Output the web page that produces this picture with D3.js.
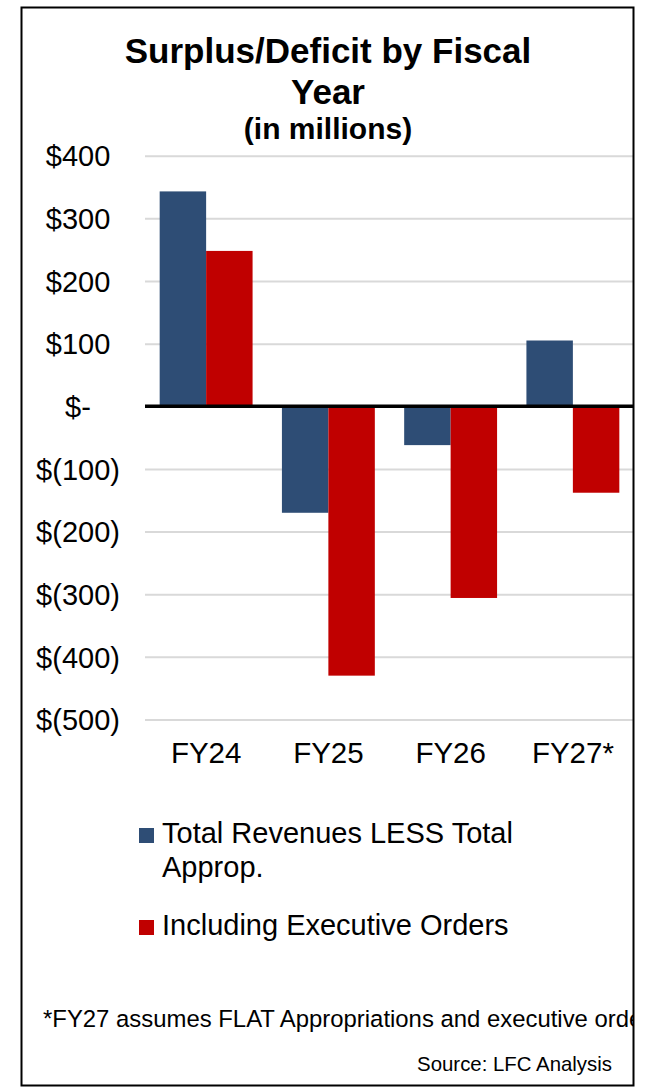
<!DOCTYPE html>
<html>
<head>
<meta charset="utf-8">
<script src="https://cdn.jsdelivr.net/npm/d3@7"></script>
<style>
  html, body { margin: 0; padding: 0; background: #fff; }
  svg { display: block; font-family: "Liberation Sans", Arial, Helvetica, sans-serif; }
</style>
</head>
<body>
<div id="chart"></div>
<script>
// chart values
const years = ['FY24', 'FY25', 'FY26', 'FY27*'];
const seriesNames = ['Total Revenues LESS Total Approp.', 'Including Executive Orders'];
const revenuesLessApprop = [343, -170, -62, 105];
const withExecOrders = [248, -430, -306, -138];
const yTicks = [400, 300, 200, 100, 0, -100, -200, -300, -400, -500];

const colors = ['#2E4D75', '#C00000'];
const width = 645, height = 1087;

const svg = d3.select('#chart').append('svg')
    .attr('width', width)
    .attr('height', height);

// frame, everything inside is clipped to it
const frame = {x: 21.5, y: 7.5, w: 612, h: 1078};
svg.append('clipPath').attr('id', 'frameclip')
  .append('rect')
    .attr('x', frame.x).attr('y', frame.y)
    .attr('width', frame.w).attr('height', frame.h);

const g = svg.append('g').attr('clip-path', 'url(#frameclip)');

// title
const title = g.append('text')
    .attr('text-anchor', 'middle')
    .attr('font-weight', 'bold')
    .attr('fill', '#000');
title.append('tspan').attr('x', 328).attr('y', 63).attr('font-size', 35).text('Surplus/Deficit by Fiscal');
title.append('tspan').attr('x', 328).attr('y', 104).attr('font-size', 35).text('Year');
title.append('tspan').attr('x', 328).attr('y', 139).attr('font-size', 30).text('(in millions)');

// scales
const x = d3.scaleBand()
    .domain(years)
    .range([145, 634])
    .paddingInner(0.24)
    .paddingOuter(0.12);

const x1 = d3.scaleBand()
    .domain(d3.range(seriesNames.length))
    .range([0, x.bandwidth()]);

const y = d3.scaleLinear()
    .domain([-500, 400])
    .range([719.5, 155.7]);

function fmt(v) {
    if (v === 0) return '$-';
    if (v < 0) return '$(' + Math.abs(v) + ')';
    return '$' + v;
}

// gridlines
const yAxis = d3.axisLeft(y)
    .tickValues(yTicks)
    .tickSize(-(634 - 145))
    .tickFormat(fmt);

const axisG = g.append('g')
    .attr('transform', 'translate(145,0)')
    .call(yAxis);
axisG.select('.domain').remove();
axisG.selectAll('.tick line')
    .attr('stroke', '#D9D9D9')
    .attr('stroke-width', 2);
axisG.selectAll('.tick text')
    .attr('x', 78 - 145)
    .attr('dy', '0.35em')
    .attr('text-anchor', 'middle')
    .attr('font-size', 29)
    .attr('fill', '#000');

// bars
const rows = years.map((yr, i) => ({year: yr, values: [revenuesLessApprop[i], withExecOrders[i]]}));

const groups = g.append('g').selectAll('g')
    .data(rows)
    .join('g')
    .attr('transform', d => 'translate(' + x(d.year) + ',0)');

groups.selectAll('rect')
    .data(d => d.values.map((v, k) => ({v: v, k: k})))
    .join('rect')
    .attr('x', d => x1(d.k))
    .attr('width', x1.bandwidth())
    .attr('y', d => y(Math.max(0, d.v)))
    .attr('height', d => Math.abs(y(d.v) - y(0)))
    .attr('fill', d => colors[d.k]);

// zero line
g.append('line')
    .attr('x1', 145).attr('x2', 634)
    .attr('y1', y(0)).attr('y2', y(0))
    .attr('stroke', '#000')
    .attr('stroke-width', 3.5);

// category labels
const xAxis = d3.axisBottom(x).tickSize(0).tickPadding(0);
const xg = g.append('g')
    .attr('transform', 'translate(0,' + 762.5 + ')')
    .call(xAxis);
xg.select('.domain').remove();
xg.selectAll('.tick text')
    .attr('dy', 0)
    .attr('y', 0)
    .attr('font-size', 29.5)
    .attr('fill', '#000');

// legend
const legendItems = [
    {lines: ['Total Revenues LESS Total', 'Approp.'], y: 843},
    {lines: ['Including Executive Orders'], y: 935}
];
const leg = g.append('g');
legendItems.forEach((item, i) => {
    leg.append('rect')
        .attr('x', 139).attr('y', item.y - 15)
        .attr('width', 15).attr('height', 15)
        .attr('fill', colors[i]);
    const t = leg.append('text').attr('font-size', 29).attr('fill', '#000');
    item.lines.forEach((ln, j) => {
        t.append('tspan').attr('x', 162).attr('y', item.y + j * 34).text(ln);
    });
});

// footnote and source
g.append('text')
    .attr('x', 43).attr('y', 1027)
    .attr('font-size', 23.9)
    .attr('fill', '#000')
    .text('*FY27 assumes FLAT Appropriations and executive orders');

g.append('text')
    .attr('x', 612).attr('y', 1070.5)
    .attr('text-anchor', 'end')
    .attr('font-size', 20.4)
    .attr('fill', '#000')
    .text('Source: LFC Analysis');

// border
svg.append('rect')
    .attr('x', frame.x).attr('y', frame.y)
    .attr('width', frame.w).attr('height', frame.h)
    .attr('fill', 'none')
    .attr('stroke', '#000')
    .attr('stroke-width', 2);
</script>
</body>
</html>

Your task –
Omit pictures; set down the rest of the material word for word.

Solution to this problem –
Output the web page that produces this picture with D3.js.
<!DOCTYPE html>
<html>
<head>
<meta charset="utf-8">
<script src="https://cdn.jsdelivr.net/npm/d3@7"></script>
<style>
  html, body { margin: 0; padding: 0; background: #fff; }
  svg { display: block; font-family: "Liberation Sans", Arial, Helvetica, sans-serif; }
</style>
</head>
<body>
<div id="chart"></div>
<script>
// chart values
const years = ['FY24', 'FY25', 'FY26', 'FY27*'];
const seriesNames = ['Total Revenues LESS Total Approp.', 'Including Executive Orders'];
const revenuesLessApprop = [343, -170, -62, 105];
const withExecOrders = [248, -430, -306, -138];
const yTicks = [400, 300, 200, 100, 0, -100, -200, -300, -400, -500];

const colors = ['#2E4D75', '#C00000'];
const width = 645, height = 1087;

const svg = d3.select('#chart').append('svg')
    .attr('width', width)
    .attr('height', height);

// frame, everything inside is clipped to it
const frame = {x: 21.5, y: 7.5, w: 612, h: 1078};
svg.append('clipPath').attr('id', 'frameclip')
  .append('rect')
    .attr('x', frame.x).attr('y', frame.y)
    .attr('width', frame.w).attr('height', frame.h);

const g = svg.append('g').attr('clip-path', 'url(#frameclip)');

// title
const title = g.append('text')
    .attr('text-anchor', 'middle')
    .attr('font-weight', 'bold')
    .attr('fill', '#000');
title.append('tspan').attr('x', 328).attr('y', 63).attr('font-size', 35).text('Surplus/Deficit by Fiscal');
title.append('tspan').attr('x', 328).attr('y', 104).attr('font-size', 35).text('Year');
title.append('tspan').attr('x', 328).attr('y', 139).attr('font-size', 30).text('(in millions)');

// scales
const x = d3.scaleBand()
    .domain(years)
    .range([145, 634])
    .paddingInner(0.24)
    .paddingOuter(0.12);

const x1 = d3.scaleBand()
    .domain(d3.range(seriesNames.length))
    .range([0, x.bandwidth()]);

const y = d3.scaleLinear()
    .domain([-500, 400])
    .range([719.5, 155.7]);

function fmt(v) {
    if (v === 0) return '$-';
    if (v < 0) return '$(' + Math.abs(v) + ')';
    return '$' + v;
}

// gridlines
const yAxis = d3.axisLeft(y)
    .tickValues(yTicks)
    .tickSize(-(634 - 145))
    .tickFormat(fmt);

const axisG = g.append('g')
    .attr('transform', 'translate(145,0)')
    .call(yAxis);
axisG.select('.domain').remove();
axisG.selectAll('.tick line')
    .attr('stroke', '#D9D9D9')
    .attr('stroke-width', 2);
axisG.selectAll('.tick text')
    .attr('x', 78 - 145)
    .attr('dy', '0.35em')
    .attr('text-anchor', 'middle')
    .attr('font-size', 29)
    .attr('fill', '#000');

// bars
const rows = years.map((yr, i) => ({year: yr, values: [revenuesLessApprop[i], withExecOrders[i]]}));

const groups = g.append('g').selectAll('g')
    .data(rows)
    .join('g')
    .attr('transform', d => 'translate(' + x(d.year) + ',0)');

groups.selectAll('rect')
    .data(d => d.values.map((v, k) => ({v: v, k: k})))
    .join('rect')
    .attr('x', d => x1(d.k))
    .attr('width', x1.bandwidth())
    .attr('y', d => y(Math.max(0, d.v)))
    .attr('height', d => Math.abs(y(d.v) - y(0)))
    .attr('fill', d => colors[d.k]);

// zero line
g.append('line')
    .attr('x1', 145).attr('x2', 634)
    .attr('y1', y(0)).attr('y2', y(0))
    .attr('stroke', '#000')
    .attr('stroke-width', 3.5);

// category labels
const xAxis = d3.axisBottom(x).tickSize(0).tickPadding(0);
const xg = g.append('g')
    .attr('transform', 'translate(0,' + 762.5 + ')')
    .call(xAxis);
xg.select('.domain').remove();
xg.selectAll('.tick text')
    .attr('dy', 0)
    .attr('y', 0)
    .attr('font-size', 29.5)
    .attr('fill', '#000');

// legend
const legendItems = [
    {lines: ['Total Revenues LESS Total', 'Approp.'], y: 843},
    {lines: ['Including Executive Orders'], y: 935}
];
const leg = g.append('g');
legendItems.forEach((item, i) => {
    leg.append('rect')
        .attr('x', 139).attr('y', item.y - 15)
        .attr('width', 15).attr('height', 15)
        .attr('fill', colors[i]);
    const t = leg.append('text').attr('font-size', 29).attr('fill', '#000');
    item.lines.forEach((ln, j) => {
        t.append('tspan').attr('x', 162).attr('y', item.y + j * 34).text(ln);
    });
});

// footnote and source
g.append('text')
    .attr('x', 43).attr('y', 1027)
    .attr('font-size', 23.9)
    .attr('fill', '#000')
    .text('*FY27 assumes FLAT Appropriations and executive orders');

g.append('text')
    .attr('x', 612).attr('y', 1070.5)
    .attr('text-anchor', 'end')
    .attr('font-size', 20.4)
    .attr('fill', '#000')
    .text('Source: LFC Analysis');

// border
svg.append('rect')
    .attr('x', frame.x).attr('y', frame.y)
    .attr('width', frame.w).attr('height', frame.h)
    .attr('fill', 'none')
    .attr('stroke', '#000')
    .attr('stroke-width', 2);
</script>
</body>
</html>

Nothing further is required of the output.